Es ist aber nicht nur eine Sache der Muskeln. Du musst vor allem mental stark sein. Und du musst immer alles bedenken: Wie lang ist die Strecke, die du gehen musst? Ist der Weg frei oder musst du durchs Gedränge? Was machst du, wenn du mal nicht mehr kannst? Wo kannst du die Krüge abstellen? Wenn sie dir runterfallen, ist das ja dein Verlust. Du bist als Bedienung Subunternehmer.

Eines der wichtigsten Themen der Münchner Lokalpresse ist ja jedes Jahr der Bierpreis …

Ich kann mich daran nicht abarbeiten. Gehe ich in ein Wirtshaus, kostet dort die Halbe Bier auch 4,50 Euro, also 9 Euro pro Liter. Wenn man dann berücksichtigt, dass das Oktoberfestbier nach einem speziellen Verfahren gebraut wird, und die Location einzigartig ist, ist der Preis schon gerechtfertigt.

Gibt es denn überhaupt Aspekte der Wiesn, die Sie kritisch sehen?

Was mir schon immer wieder negativ aufgestoßen ist, ist der Umgang mit Lebensmitteln.
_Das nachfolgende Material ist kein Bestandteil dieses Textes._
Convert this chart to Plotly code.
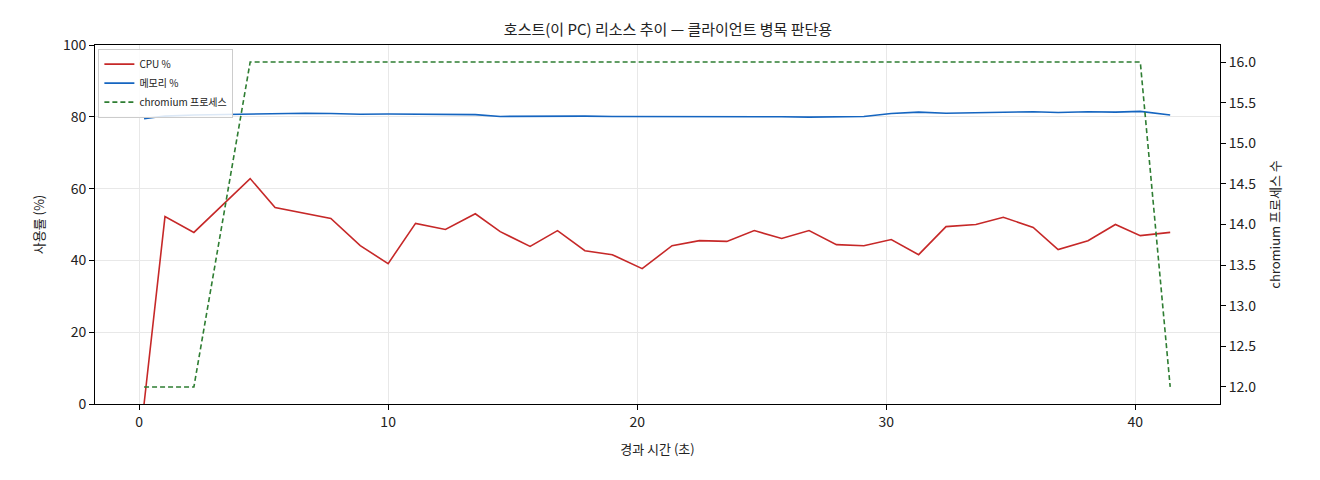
import plotly.graph_objects as go

t = [0.2,1.04,2.2,4.46,5.46,6.67,7.7,8.88,10.0,11.1,12.3,13.5,14.5,15.7,16.8,17.9,19.0,20.2,21.4,22.5,23.6,24.7,25.8,26.9,28.0,29.1,30.2,31.3,32.4,33.6,34.7,35.9,36.9,38.1,39.2,40.2,41.4]
cpu = [0,52.2,47.8,62.8,54.7,53,51.7,44.1,39.1,50.3,48.6,53,48,43.9,48.3,42.7,41.6,37.7,44.1,45.5,45.3,48.3,46.1,48.3,44.4,44.1,45.8,41.6,49.4,50,52,49.2,43,45.5,50,46.9,47.8]
mem = [79.5,80.2,80.5,80.8,80.9,81.0,80.9,80.7,80.8,80.8,80.7,80.6,80.1,80.2,80.2,80.2,80.1,80.1,80.1,80.2,80.1,80.1,80.0,79.9,80.0,80.1,80.9,81.3,81.0,81.2,81.3,81.4,81.2,81.4,81.3,81.5,80.5]
chrom = [12,12,12,16,16,16,16,16,16,16,16,16,16,16,16,16,16,16,16,16,16,16,16,16,16,16,16,16,16,16,16,16,16,16,16,16,12]

F = "Noto Sans CJK KR"
fig = go.Figure()
fig.add_trace(go.Scatter(x=t, y=cpu, mode="lines", name="CPU %", line=dict(color="#c62828", width=1.6)))
fig.add_trace(go.Scatter(x=t, y=mem, mode="lines", name="메모리 %", line=dict(color="#1565c0", width=1.6)))
fig.add_trace(go.Scatter(x=t, y=chrom, mode="lines", name="chromium 프로세스", yaxis="y2",
                         line=dict(color="#2e7d32", width=1.6, dash="5px,3px")))
ax = dict(showline=True, linecolor="black", ticks="outside", tickcolor="black",
          gridcolor="#e8e8e8", zeroline=False, tickfont=dict(size=14, color="#222"))
fig.update_layout(
    width=1320, height=480, margin=dict(l=87, r=108, t=37, b=84),
    paper_bgcolor="white", plot_bgcolor="white", font=dict(family=F, color="#222"),
    title=dict(text="호스트(이 PC) 리소스 추이 — 클라이언트 병목 판단용", x=0.5, xanchor="center", y=0.965, font=dict(size=15)),
    xaxis=dict(ax, range=[-1.77, 43.4], dtick=10, mirror=True,
               title=dict(text="경과 시간 (초)", font=dict(size=13))),
    yaxis=dict(ax, range=[0, 100], dtick=20, mirror=True,
               title=dict(text="사용률 (%)", font=dict(size=13))),
    yaxis2=dict(ax, overlaying="y", side="right", range=[11.79, 16.21], dtick=0.5, tickformat=".1f",
                showgrid=False, title=dict(text="chromium 프로세스 수", font=dict(size=13))),
    legend=dict(x=0.003, y=0.99, xanchor="left", yanchor="top", bgcolor="rgba(255,255,255,0.85)",
                bordercolor="#ccc", borderwidth=1, font=dict(size=10), tracegroupgap=0),
)
fig.write_html("out.html")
Ich finde, der Satz im Grundgesetz „Eigentum verpflichtet“ beginnt nicht bei der Eigentumswohnung, sondern auf meinem Teller. Einmal musste ich einen fast vollen Teller wegschmeißen. Ein Kollege, der im Winter in Kolumbien lebt, stand neben mir und sagte: In meinem Dorf würden da jetzt zehn Leute herumsitzen und ein Fest feiern. Der Satz hat sich in mir eingebrannt. Aber da kann die Wiesn nichts ändern, da müssen wir uns ändern.